Verwaltung in guten Händen
Schöne Erinnerungen verknüpft Fritz Krähenbühl mit den Gemeinderatsreisen. Jedes Jahr wurde eine zweitägige Reise organisiert und traditionellerweise ging man alle vier Jahre nach jeder Legislatur nach Zermatt. Hinzu kamen Tagesausflüge mit Betriebsbesichtigungen. «Ein Highlight war auch die 1. Augustfeier 2005, als der damalige Mister Schweiz, Renzo Blumenthal, die Festrede hielt. So viele Festbesucher hatten wir vorher und nachher nie mehr», erzählt Fritz Krähenbühl lachend. Mit all diesen schönen Erinnerungen im Gepäck fällt es ihm da nicht schwer, nun offiziell Ende Juni alles zurückzulassen? «Nein, die Verwaltung ist mit meinen beiden Nachfolgerinnen in sehr guten Händen, da muss ich mir keine Sorgen machen. Zudem freue ich mich, nun mehr Zeit für meine Frau, für unsere Kinder und Enkelkinder sowie auch für unsere vielen Freunde und Bekannten zu haben», zeigt sich Fritz Krähenbühl mit der aktuellen Situation sehr zufrieden.

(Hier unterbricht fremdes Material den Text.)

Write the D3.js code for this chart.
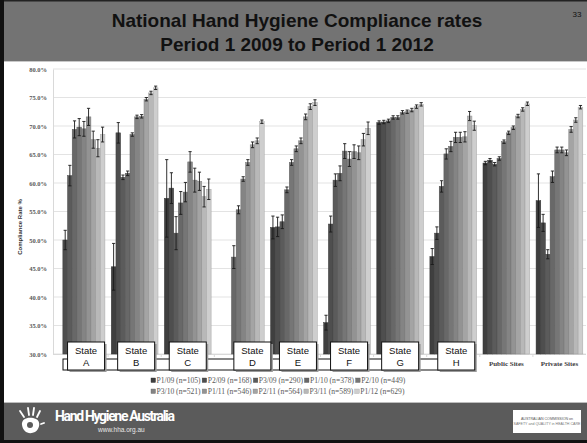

Vor Kurzem hat das Ehepaar einem ihrer Söhne das Haus in Walterswil überschrieben und ist in eine Eigentumswohnung nach Huttwil gezogen. So kann sich Fritz Krähenbühl nun voll und ganz auf sein Hobby, das Singen, konzentrieren. Er hat jahrelang im Kirchenchor Walterswil mitgesungen und unterstützt seit Jahren den Jodlerklub Wasen aktiv. Daneben ist er, wie könnte es anders sein, Kassier bei der Kirchgemeinde Walterswil, beim Jodlerklub Wasen und seit Neustem auch bei der Burgergemeinde Rohrbach. Und falls er dazwischen noch Zeit findet, verbringt der rüstige Rentner seine Zeit auch einmal gerne bei einem SCB Match oder klopft einen Jass. Auch der Wanderlust soll nun wieder vermehrt nachgekommen werden.